日本銀行から贈呈された新1000円札や、葛飾北斎の富嶽三十六景「神奈川沖浪裏」などを展示しているコーナー=横浜市中区で2024年7月4日、遠藤和行撮影

 7月3日に発行された新紙幣。20年ぶりにデザインが一新され、発行当日から金融機関に列ができるなど注目を集めた一方、日本経済にプラスの影響を及ぼすと考えている企業は約35%だったことが帝国データバンクの調査で分かった。

 新紙幣の発行で日本経済にどのような影響があるか、今後の見込みも含めて尋ねたところ、「プラスの影響」と答えた企業は35・1%。「マイナスの影響」の14・3%を20ポイント超上回った。
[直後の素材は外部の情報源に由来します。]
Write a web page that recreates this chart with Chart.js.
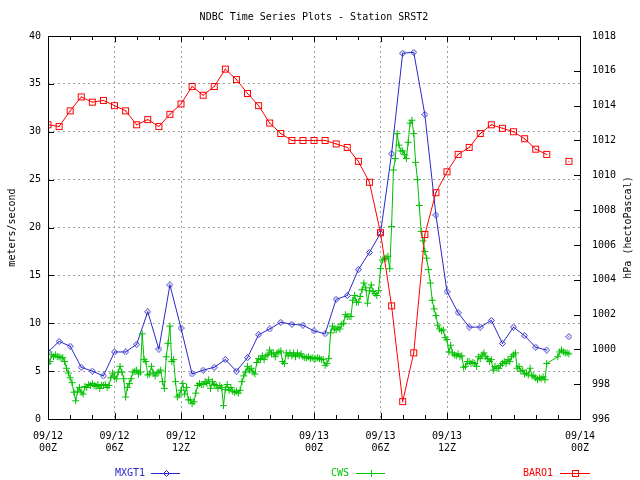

一方、「影響なし」は32・5%と2番目に多く、「分からない」とした企業も18・1%あった。

 企業の規模別にみると、大企業ではプラスの影響と答えた社が45%だったのに対し、小規模企業では27・5%と20ポイント近い差があった。

 具体的な影響について複数回答で聞くと、券売機などの機種の入れ替えやシステム改修といった「企業の費用負担の増加」が55・5%に上った。逆に「特需による企業の売り上げ拡大」も37・3%あり、新紙幣発行に伴うシステム移行の影響が大きいことがうかがえた。また、「肖像の人物ゆかりの地・企業の活性化」(35・6%)、「キャッシュレス化の後押し」(31・6%)、「偽札被害の減少」(30・7%)なども挙がった。

 帝国データバンクは「紙幣の利用減少を受け、紙幣の刷新が及ぼす影響はこれまでより小さくなっているが、物価高や人手不足などで低迷する日本経済にとって明るい話題となった点は間違いないだろう」としている。